Exactly the lines from the one with "Write a LaTeX" through the one with "(0,0) rectangle (1374,1016);", inclusive, are to be repeated, and the pictures are not.
*** MATERIAL FOR THIS TASK ***
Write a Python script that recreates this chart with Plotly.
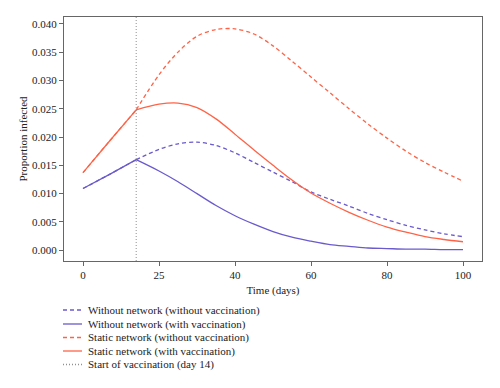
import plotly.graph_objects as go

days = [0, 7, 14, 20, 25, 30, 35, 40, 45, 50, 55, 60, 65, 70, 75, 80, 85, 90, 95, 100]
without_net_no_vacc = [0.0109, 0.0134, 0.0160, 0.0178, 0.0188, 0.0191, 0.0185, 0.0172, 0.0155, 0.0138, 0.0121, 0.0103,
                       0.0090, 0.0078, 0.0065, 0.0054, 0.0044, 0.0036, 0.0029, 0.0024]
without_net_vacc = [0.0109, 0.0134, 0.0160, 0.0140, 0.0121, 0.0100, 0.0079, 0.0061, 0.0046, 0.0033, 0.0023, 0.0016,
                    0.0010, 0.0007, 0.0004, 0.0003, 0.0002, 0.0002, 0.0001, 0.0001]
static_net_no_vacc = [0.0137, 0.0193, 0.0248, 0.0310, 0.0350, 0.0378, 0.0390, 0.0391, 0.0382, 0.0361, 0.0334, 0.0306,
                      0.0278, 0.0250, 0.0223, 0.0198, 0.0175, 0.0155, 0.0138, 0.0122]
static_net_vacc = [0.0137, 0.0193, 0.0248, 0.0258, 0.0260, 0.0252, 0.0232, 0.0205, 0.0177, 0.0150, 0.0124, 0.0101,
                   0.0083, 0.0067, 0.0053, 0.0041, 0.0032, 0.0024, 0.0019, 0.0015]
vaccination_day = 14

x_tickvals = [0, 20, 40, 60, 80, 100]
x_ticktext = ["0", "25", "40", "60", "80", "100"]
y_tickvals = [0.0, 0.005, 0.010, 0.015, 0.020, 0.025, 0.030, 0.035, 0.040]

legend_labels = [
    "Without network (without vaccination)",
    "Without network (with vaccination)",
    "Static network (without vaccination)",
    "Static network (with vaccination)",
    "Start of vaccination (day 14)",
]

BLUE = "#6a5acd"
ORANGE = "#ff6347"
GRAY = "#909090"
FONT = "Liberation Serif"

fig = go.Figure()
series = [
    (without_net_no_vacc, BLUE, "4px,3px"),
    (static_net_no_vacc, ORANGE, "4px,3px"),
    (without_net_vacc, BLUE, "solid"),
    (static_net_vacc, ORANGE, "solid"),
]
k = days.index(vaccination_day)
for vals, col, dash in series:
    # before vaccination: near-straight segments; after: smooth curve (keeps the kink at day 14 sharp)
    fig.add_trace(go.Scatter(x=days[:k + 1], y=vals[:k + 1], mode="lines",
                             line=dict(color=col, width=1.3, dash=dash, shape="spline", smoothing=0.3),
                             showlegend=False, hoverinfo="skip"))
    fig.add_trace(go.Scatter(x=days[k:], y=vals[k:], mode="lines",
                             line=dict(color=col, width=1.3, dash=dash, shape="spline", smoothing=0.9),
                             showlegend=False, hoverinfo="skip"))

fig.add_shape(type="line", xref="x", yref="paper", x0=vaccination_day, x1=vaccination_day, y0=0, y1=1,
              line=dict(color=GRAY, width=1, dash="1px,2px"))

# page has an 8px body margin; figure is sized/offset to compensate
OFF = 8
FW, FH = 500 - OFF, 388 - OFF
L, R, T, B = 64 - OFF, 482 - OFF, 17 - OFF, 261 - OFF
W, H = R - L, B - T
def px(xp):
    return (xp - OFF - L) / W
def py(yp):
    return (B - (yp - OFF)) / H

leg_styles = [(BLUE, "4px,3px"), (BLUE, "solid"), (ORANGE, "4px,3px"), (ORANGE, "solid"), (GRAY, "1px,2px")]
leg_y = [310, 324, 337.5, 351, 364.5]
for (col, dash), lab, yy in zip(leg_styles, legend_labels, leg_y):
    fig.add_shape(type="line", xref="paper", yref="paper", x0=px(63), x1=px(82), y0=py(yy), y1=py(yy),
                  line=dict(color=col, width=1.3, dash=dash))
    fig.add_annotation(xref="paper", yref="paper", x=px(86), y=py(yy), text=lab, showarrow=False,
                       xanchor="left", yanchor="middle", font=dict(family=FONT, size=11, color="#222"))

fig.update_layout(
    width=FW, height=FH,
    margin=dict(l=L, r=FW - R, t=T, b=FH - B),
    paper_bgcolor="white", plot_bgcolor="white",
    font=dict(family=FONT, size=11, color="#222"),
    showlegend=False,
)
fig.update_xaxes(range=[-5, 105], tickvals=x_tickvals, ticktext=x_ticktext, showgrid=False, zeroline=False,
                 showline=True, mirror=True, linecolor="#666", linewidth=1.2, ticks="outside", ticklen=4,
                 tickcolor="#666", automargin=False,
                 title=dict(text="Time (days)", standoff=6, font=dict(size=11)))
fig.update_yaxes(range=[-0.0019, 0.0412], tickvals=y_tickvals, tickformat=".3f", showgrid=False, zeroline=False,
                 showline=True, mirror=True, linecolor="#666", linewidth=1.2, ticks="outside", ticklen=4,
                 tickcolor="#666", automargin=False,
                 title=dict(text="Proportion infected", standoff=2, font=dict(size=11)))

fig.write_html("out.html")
***
*** MATERIAL FOR THIS TASK ***
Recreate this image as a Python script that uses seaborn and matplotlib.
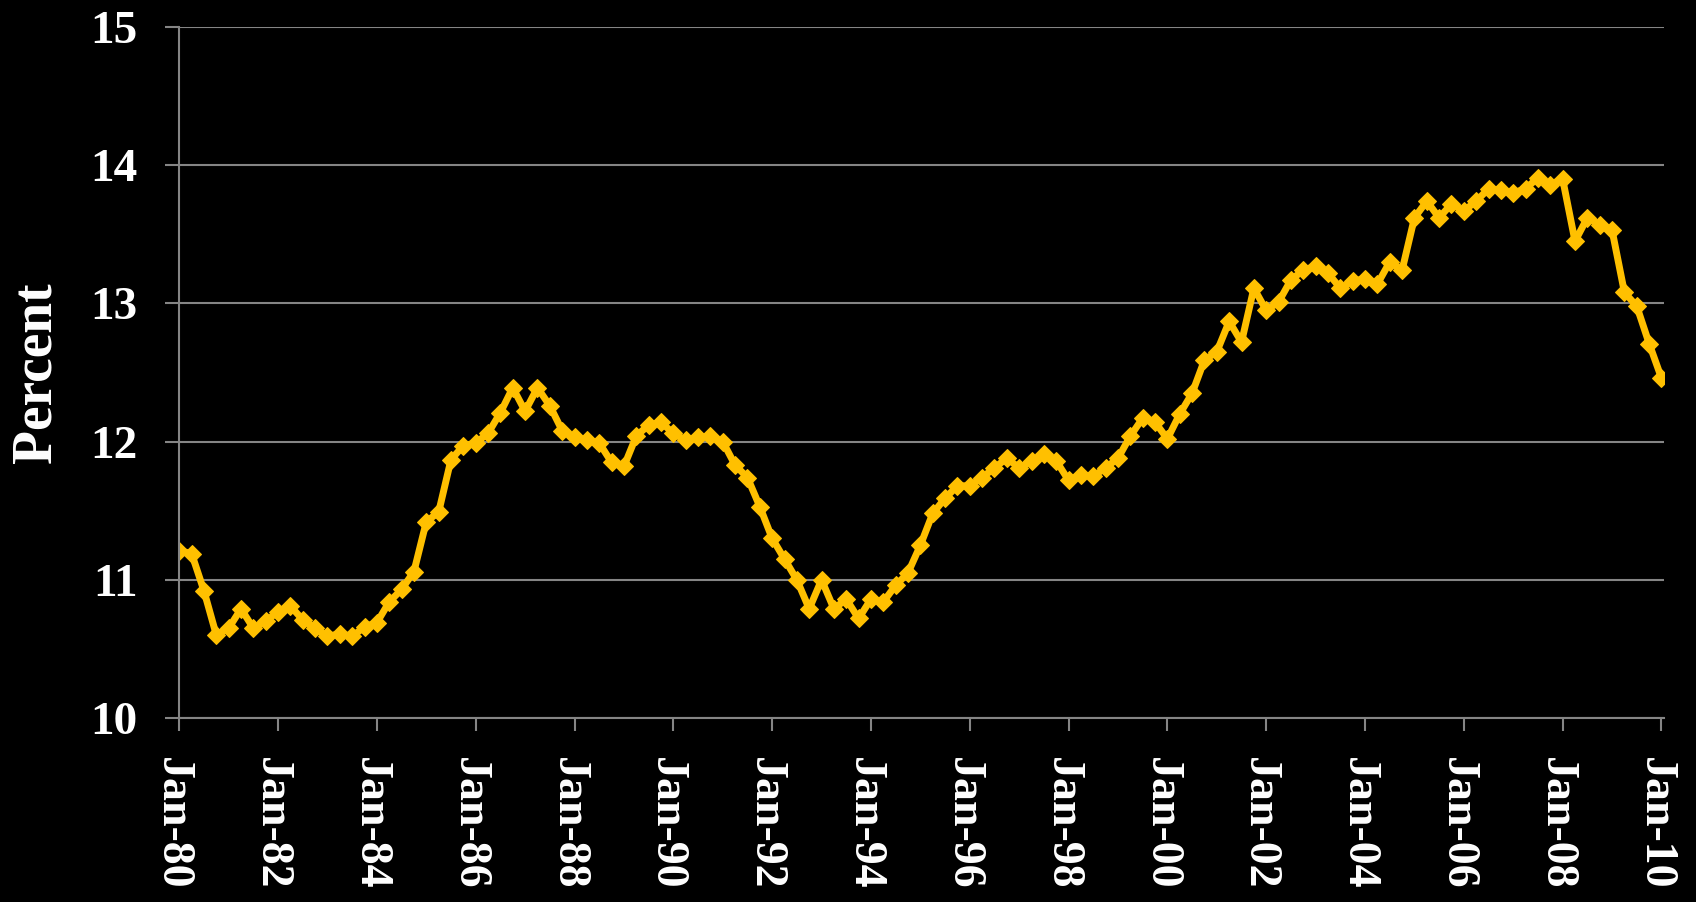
***
*** MATERIAL FOR THIS TASK ***
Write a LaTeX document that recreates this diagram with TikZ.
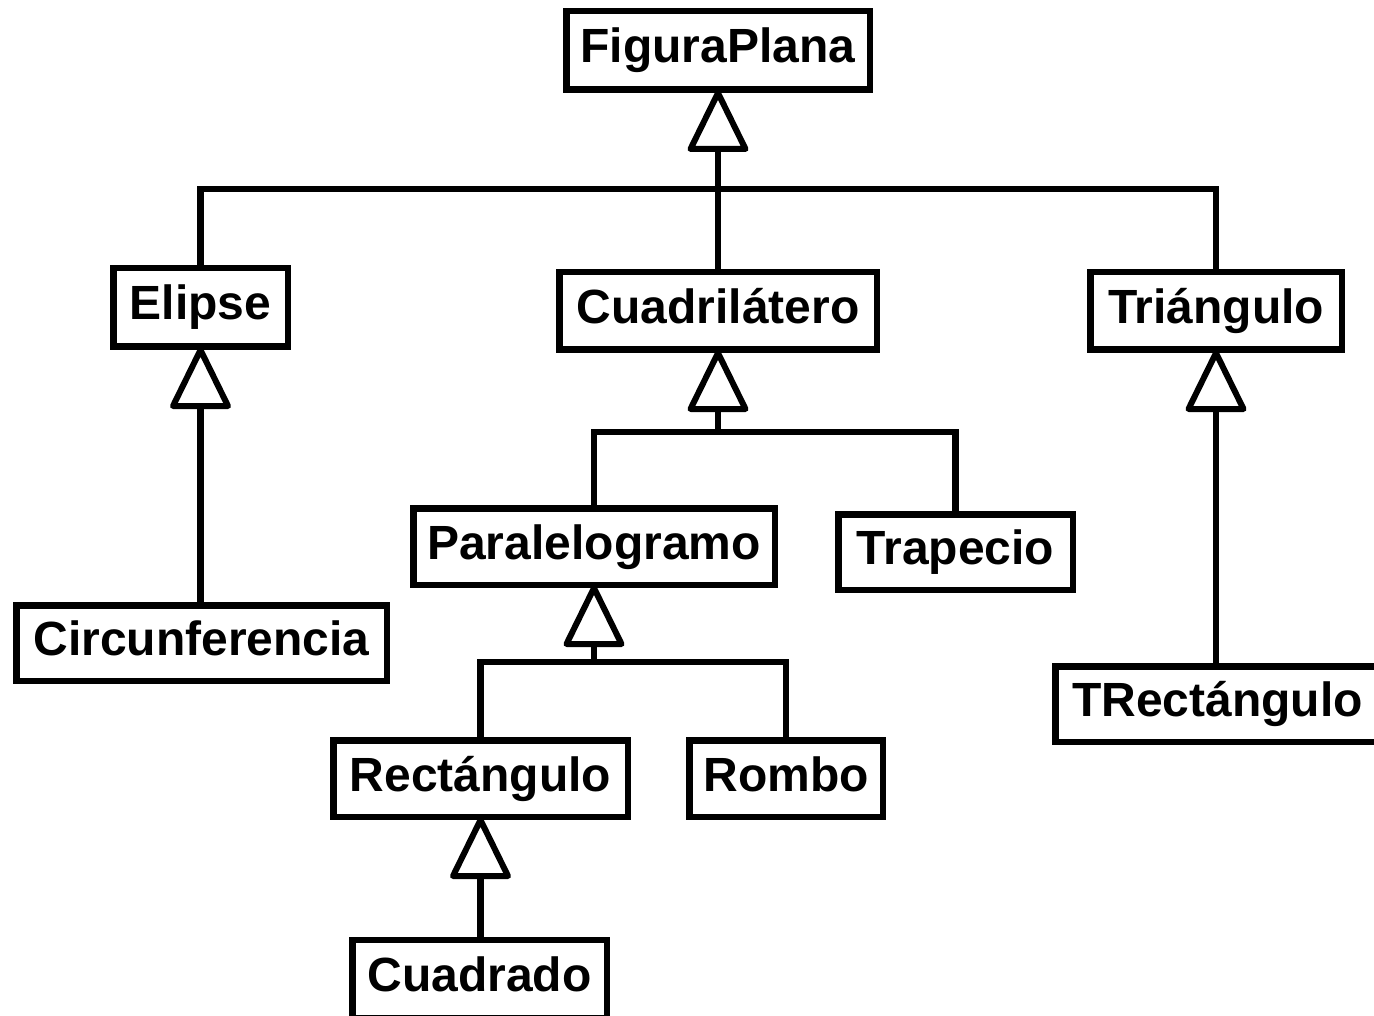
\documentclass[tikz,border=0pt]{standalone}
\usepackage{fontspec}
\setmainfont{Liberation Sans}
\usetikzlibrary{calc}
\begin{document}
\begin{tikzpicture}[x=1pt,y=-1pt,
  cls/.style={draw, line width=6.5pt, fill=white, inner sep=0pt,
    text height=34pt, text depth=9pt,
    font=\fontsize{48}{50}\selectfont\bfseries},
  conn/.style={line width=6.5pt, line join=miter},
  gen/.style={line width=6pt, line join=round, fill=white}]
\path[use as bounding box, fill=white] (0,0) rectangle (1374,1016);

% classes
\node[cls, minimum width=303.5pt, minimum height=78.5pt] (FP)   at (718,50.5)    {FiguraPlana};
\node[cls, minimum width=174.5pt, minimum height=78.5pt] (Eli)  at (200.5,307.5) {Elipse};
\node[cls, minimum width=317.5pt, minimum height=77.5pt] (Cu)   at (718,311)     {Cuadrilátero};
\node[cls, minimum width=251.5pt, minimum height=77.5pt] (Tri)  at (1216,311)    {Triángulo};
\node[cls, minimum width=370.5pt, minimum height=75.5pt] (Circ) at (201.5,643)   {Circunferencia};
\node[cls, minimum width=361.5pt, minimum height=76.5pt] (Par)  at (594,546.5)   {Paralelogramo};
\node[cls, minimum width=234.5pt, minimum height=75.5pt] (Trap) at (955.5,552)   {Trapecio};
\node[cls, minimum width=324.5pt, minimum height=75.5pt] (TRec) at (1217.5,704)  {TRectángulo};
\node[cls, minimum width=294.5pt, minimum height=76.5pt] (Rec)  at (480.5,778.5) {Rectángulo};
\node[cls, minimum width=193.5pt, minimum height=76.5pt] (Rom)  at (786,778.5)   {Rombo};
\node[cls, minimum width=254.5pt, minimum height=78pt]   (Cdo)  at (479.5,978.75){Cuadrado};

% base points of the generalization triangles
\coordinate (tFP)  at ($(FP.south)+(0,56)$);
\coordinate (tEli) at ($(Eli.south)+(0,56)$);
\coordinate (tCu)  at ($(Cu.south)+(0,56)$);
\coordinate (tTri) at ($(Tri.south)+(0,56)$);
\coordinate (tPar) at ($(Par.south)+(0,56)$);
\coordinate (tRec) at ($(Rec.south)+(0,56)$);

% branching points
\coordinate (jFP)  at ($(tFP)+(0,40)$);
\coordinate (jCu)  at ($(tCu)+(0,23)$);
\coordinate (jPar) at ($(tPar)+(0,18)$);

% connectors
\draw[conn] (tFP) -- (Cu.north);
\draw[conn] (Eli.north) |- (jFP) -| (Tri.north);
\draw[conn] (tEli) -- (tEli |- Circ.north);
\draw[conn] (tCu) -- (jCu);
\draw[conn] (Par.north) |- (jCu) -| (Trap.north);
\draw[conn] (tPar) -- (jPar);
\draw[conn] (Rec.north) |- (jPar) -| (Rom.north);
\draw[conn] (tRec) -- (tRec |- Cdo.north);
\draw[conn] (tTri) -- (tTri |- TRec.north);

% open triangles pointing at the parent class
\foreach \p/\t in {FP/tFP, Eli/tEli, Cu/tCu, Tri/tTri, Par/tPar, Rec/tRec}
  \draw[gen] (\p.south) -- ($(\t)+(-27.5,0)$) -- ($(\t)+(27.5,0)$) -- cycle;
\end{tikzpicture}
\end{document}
***
• [RESULT FOR THIS TASK]:
Write a LaTeX document that recreates this diagram with TikZ.
\documentclass[tikz,border=0pt]{standalone}
\usepackage{fontspec}
\setmainfont{Liberation Sans}
\usetikzlibrary{calc}
\begin{document}
\begin{tikzpicture}[x=1pt,y=-1pt,
  cls/.style={draw, line width=6.5pt, fill=white, inner sep=0pt,
    text height=34pt, text depth=9pt,
    font=\fontsize{48}{50}\selectfont\bfseries},
  conn/.style={line width=6.5pt, line join=miter},
  gen/.style={line width=6pt, line join=round, fill=white}]
\path[use as bounding box, fill=white] (0,0) rectangle (1374,1016);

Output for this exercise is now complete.